If we learn anything from the story of the Three Little Pigs, it’s that your home must be built on a solid foundation. Well, we all know that a house of straw or sticks is no good and comparatively a house of bricks is sturdy and won’t be easily blown down by a wolf.
But when you’re in the market for a place to hang your hat, there are a lot more things that you must take into consideration than just the basic materials of the structure of your would-be home. And if you’re building a brand-new home from scratch, one of the biggest decisions you’ll make is to selecting a home builder.
Out of all the purchases you’ll make in your life, your house has to be at the top of that list in importance. So how will know if your home is in good hands or not?

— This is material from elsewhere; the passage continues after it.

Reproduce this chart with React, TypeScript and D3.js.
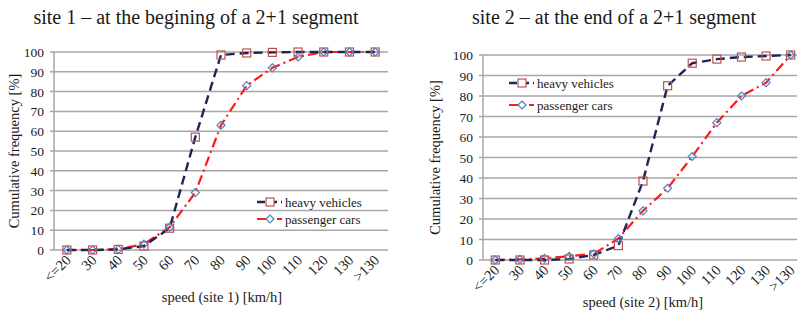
import React from "react";
import * as d3 from "d3";

const categories = ["<=20", "30", "40", "50", "60", "70", "80", "90", "100", "110", "120", "130", ">130"];
const yTicks = [0, 10, 20, 30, 40, 50, 60, 70, 80, 90, 100];

const site1Heavy = [0, 0, 0.3, 2, 11, 57, 98.5, 99.5, 99.8, 100, 100, 100, 100];
const site1Cars = [0, 0, 0.3, 3, 11.5, 29, 63, 83, 92, 97.5, 100, 100, 100];
const site2Heavy = [0, 0, 0, 0.5, 2.5, 7, 38.5, 85, 96, 98, 99, 99.5, 100];
const site2Cars = [0, 0.3, 0.8, 1.8, 3, 10.5, 24, 35, 50.5, 67, 80, 86.5, 100];

const seriesNames = ["heavy vehicles", "passenger cars"];
const titles = ["site 1 – at the begining of a 2+1 segment", "site 2 – at the end of a 2+1 segment"];
const xTitles = ["speed (site 1) [km/h]", "speed (site 2) [km/h]"];
const yTitle = "Cumulative frequency [%]";

const FONT = "Liberation Serif, DejaVu Serif, serif";
const HEAVY = "#1c2557";
const CARS = "#ff1a1a";
const SQ = "#c0504d";
const DIA = "#4f81bd";
const GRID = "#a6a6a6";

type PanelProps = {
  x0: number; x1: number; yTop: number; yBot: number;
  heavy: number[]; cars: number[];
  title: string; titleX: number; titleY: number;
  xTitle: string; xTitleX: number; xTitleY: number;
  yTitleX: number;
  legendX: number; legendY: number; legendGap: number;
};

function Panel(p: PanelProps) {
  const x = d3.scaleBand<string>().domain(categories).range([p.x0, p.x1]);
  const y = d3.scaleLinear().domain([0, 100]).range([p.yBot, p.yTop]);
  const cx = (c: string) => (x(c) ?? 0) + x.bandwidth() / 2;
  const line = d3.line<number>().x((_, i) => cx(categories[i])).y((d) => y(d));
  const sq = 8;
  const diamond = (px: number, py: number) => {
    const r = 4;
    return `M${px},${py - r}L${px + r},${py}L${px},${py + r}L${px - r},${py}Z`;
  };
  const g2 = p.legendY + p.legendGap;
  return (
    <g style={{ fontFamily: FONT }} fill="#1a1a1a">
      <text x={p.titleX} y={p.titleY} fontSize={20} textAnchor="middle">{p.title}</text>
      {yTicks.map((t) => (
        <g key={t}>
          <line x1={p.x0 - 4} x2={p.x1} y1={y(t)} y2={y(t)} stroke={GRID} strokeWidth={1.5} />
          <text x={p.x0 - 10} y={y(t) + 5} fontSize={13.5} textAnchor="end">{t}</text>
        </g>
      ))}
      <line x1={p.x0} x2={p.x0} y1={p.yTop} y2={p.yBot} stroke={GRID} strokeWidth={1.5} />
      {categories.map((c) => (
        <text key={c} fontSize={14.5} textAnchor="end"
          transform={`translate(${cx(c) + 5},${p.yBot + 11}) rotate(-45)`}>{c}</text>
      ))}
      <text x={p.xTitleX} y={p.xTitleY} fontSize={14.5} textAnchor="middle">{p.xTitle}</text>
      <text fontSize={14.5} textAnchor="middle"
        transform={`translate(${p.yTitleX},${(p.yTop + p.yBot) / 2}) rotate(-90)`}>{yTitle}</text>
      <path d={line(p.cars) ?? ""} fill="none" stroke={CARS} strokeWidth={2.2} strokeDasharray="10,4,2,4" />
      <path d={line(p.heavy) ?? ""} fill="none" stroke={HEAVY} strokeWidth={2.4} strokeDasharray="9,5" />
      {p.heavy.map((v, i) => (
        <rect key={"h" + i} x={cx(categories[i]) - sq / 2} y={y(v) - sq / 2} width={sq} height={sq}
          fill="none" stroke={SQ} strokeWidth={1.2} />
      ))}
      {p.cars.map((v, i) => (
        <path key={"c" + i} d={diamond(cx(categories[i]), y(v))} fill="none" stroke={DIA} strokeWidth={1.2} />
      ))}
      <g>
        <line x1={p.legendX} x2={p.legendX + 25} y1={p.legendY} y2={p.legendY} stroke={HEAVY} strokeWidth={2.4} strokeDasharray="8,4" />
        <rect x={p.legendX + 13 - sq / 2} y={p.legendY - sq / 2} width={sq} height={sq} fill="white" stroke={SQ} strokeWidth={1.2} />
        <text x={p.legendX + 28} y={p.legendY + 4.5} fontSize={13}>{seriesNames[0]}</text>
        <line x1={p.legendX} x2={p.legendX + 25} y1={g2} y2={g2} stroke={CARS} strokeWidth={2.2} strokeDasharray="10,4,2,4" />
        <path d={diamond(p.legendX + 13, g2)} fill="white" stroke={DIA} strokeWidth={1.2} />
        <text x={p.legendX + 28} y={g2 + 4.5} fontSize={13}>{seriesNames[1]}</text>
      </g>
    </g>
  );
}

export default function App() {
  return (
    <svg width={797} height={312} style={{ position: "absolute", left: 0, top: 0, background: "white" }}>
      <rect width={797} height={312} fill="white" />
      <Panel x0={54} x1={388} yTop={52} yBot={250} heavy={site1Heavy} cars={site1Cars}
        title={titles[0]} titleX={196} titleY={24}
        xTitle={xTitles[0]} xTitleX={222} xTitleY={302} yTitleX={19}
        legendX={257} legendY={202} legendGap={17} />
      <Panel x0={483} x1={803} yTop={55} yBot={260} heavy={site2Heavy} cars={site2Cars}
        title={titles[1]} titleX={614} titleY={24}
        xTitle={xTitles[1]} xTitleX={643} xTitleY={307} yTitleX={440}
        legendX={509} legendY={83} legendGap={22} />
    </svg>
  );
}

The first step to selecting the right home builder is to research the various networks of contractors. The vast World Wide Web is a great way to get in touch with different contractors and compare rates and reputations. You want to use a resource that only has the most experienced and professionally trained contractors in its database. Contracting firms will screen the many contenders for the title of “home builder” so that you don’t have to deal with any bad apples.
Note, if a contractor doesn’t have membership to the NARI, or the National Association of the Remodeling Industry, then you’re likely dealing with a bad apple. Members of NARI have agreed to a special code of ethics and are certified professionals.

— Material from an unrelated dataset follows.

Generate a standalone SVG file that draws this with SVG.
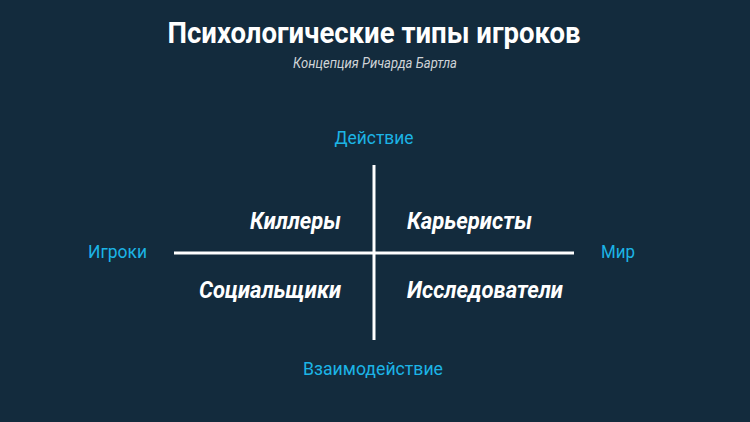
<svg xmlns="http://www.w3.org/2000/svg" width="750" height="422" viewBox="0 0 750 422">
<style>
.t{font-family:Roboto,"Liberation Sans",sans-serif;}
.title{font-size:29px;font-weight:700;fill:#ffffff;}
.sub{font-size:15px;font-style:italic;fill:#d0d4d8;}
.axis{font-size:18.5px;fill:#1cb4e6;}
.q{font-size:24px;font-weight:700;font-style:italic;fill:#ffffff;}
.ln{stroke:#ffffff;stroke-width:3;}
</style>
<rect width="750" height="422" fill="#132b3d"/>
<g id="title">
<text class="t title" x="374" y="43" text-anchor="middle" textLength="413" lengthAdjust="spacingAndGlyphs">Психологические типы игроков</text>
<text class="t sub" x="375" y="68" text-anchor="middle" textLength="164" lengthAdjust="spacingAndGlyphs">Концепция Ричарда Бартла</text>
</g>
<g id="connectors">
<line class="ln" x1="374" y1="165" x2="374" y2="340"/>
<line class="ln" x1="174" y1="253" x2="574" y2="253"/>
</g>
<g id="axis-top"><text class="t axis" x="374" y="144" text-anchor="middle" textLength="79" lengthAdjust="spacingAndGlyphs">Действие</text></g>
<g id="axis-left"><text class="t axis" x="88" y="258" textLength="59" lengthAdjust="spacingAndGlyphs">Игроки</text></g>
<g id="axis-right"><text class="t axis" x="601" y="258" textLength="34" lengthAdjust="spacingAndGlyphs">Мир</text></g>
<g id="axis-bottom"><text class="t axis" x="373" y="375" text-anchor="middle" textLength="140" lengthAdjust="spacingAndGlyphs">Взаимодействие</text></g>
<g id="killers"><text class="t q" x="250" y="229" textLength="91" lengthAdjust="spacingAndGlyphs">Киллеры</text></g>
<g id="achievers"><text class="t q" x="407" y="229" textLength="125" lengthAdjust="spacingAndGlyphs">Карьеристы</text></g>
<g id="socializers"><text class="t q" x="199" y="298" textLength="142" lengthAdjust="spacingAndGlyphs">Социальщики</text></g>
<g id="explorers"><text class="t q" x="407" y="298" textLength="156" lengthAdjust="spacingAndGlyphs">Исследователи</text></g>
</svg>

Once you’ve determined that the basic credentials of the home builder are all there, you then can look a bit further.
What business does this home builder work at? What are his or her contacts and other industry associations? Answering these questions can help you size up the contractor. A contractor may look good on paper but if they are employed by a company that is not well-established, you have good reason to be skeptical and should probably move onto the next candidate.
In addition to checking out the contractor’s employer, you also should check to make sure he or she is licensed with the local and state government. (This is not always required, however.) Additionally, all good home builders will be fully insured.
By now, maybe you’ve narrowed down your choices and found a few contractors who seem appealing. Your job is not over however. Use a consumer watchdog agency to mull over your options once again. The Better Business Bureau is a great resource to use – as you can be informed about whether the home builder in question has had a history of complaints or penalties or on the contrary, has a squeaky clean reputation.
Still, you’re not quite ready to decide upon a contractor yet! You need to have a one-on-one, face-to-face chat with the home builder. This is your chance to grill him or her; don’t be afraid to. After all, he or she will be constructing the home you may live in for the rest of your life. You have to make sure the contractor is not only qualified for the job, but also that he or she understands your personal needs as a home buyer.
When selecting a home builder, what questions should you ask? You can ask more involved questions about what you’ve already researched, for example you may inquire about the contractor’s place of employment and personal track record. But you want to also make sure to ask specific questions about the construction process. How long will it take before the house is ready for move-in? How many crew members will be on hand? Etc.
Treat this meeting as a job interview. Moreover, just as an employer would ask for references from a wannabe employee, you should do the same for your home builder! But where should these references come from? Well, they shouldn’t come from the contractor’s best friend, mom, or the head of his or her business. Instead, you should ask for the contact information of the home builder’s former clients. Then you can ask those clients what, if any, problems they ran into.
When you finally pick out a home builder, you should feel 100% sure about your decision. The process of selecting a contractor is certainly a long and tedious one – but it cannot be overlooked. Fortunately, it’s a process you will not regret taking seriously! Consumers read reviews and comparison shop for the most insignificant, inexpensive products. So why shouldn’t they do the same for a contractor who is going to build their home?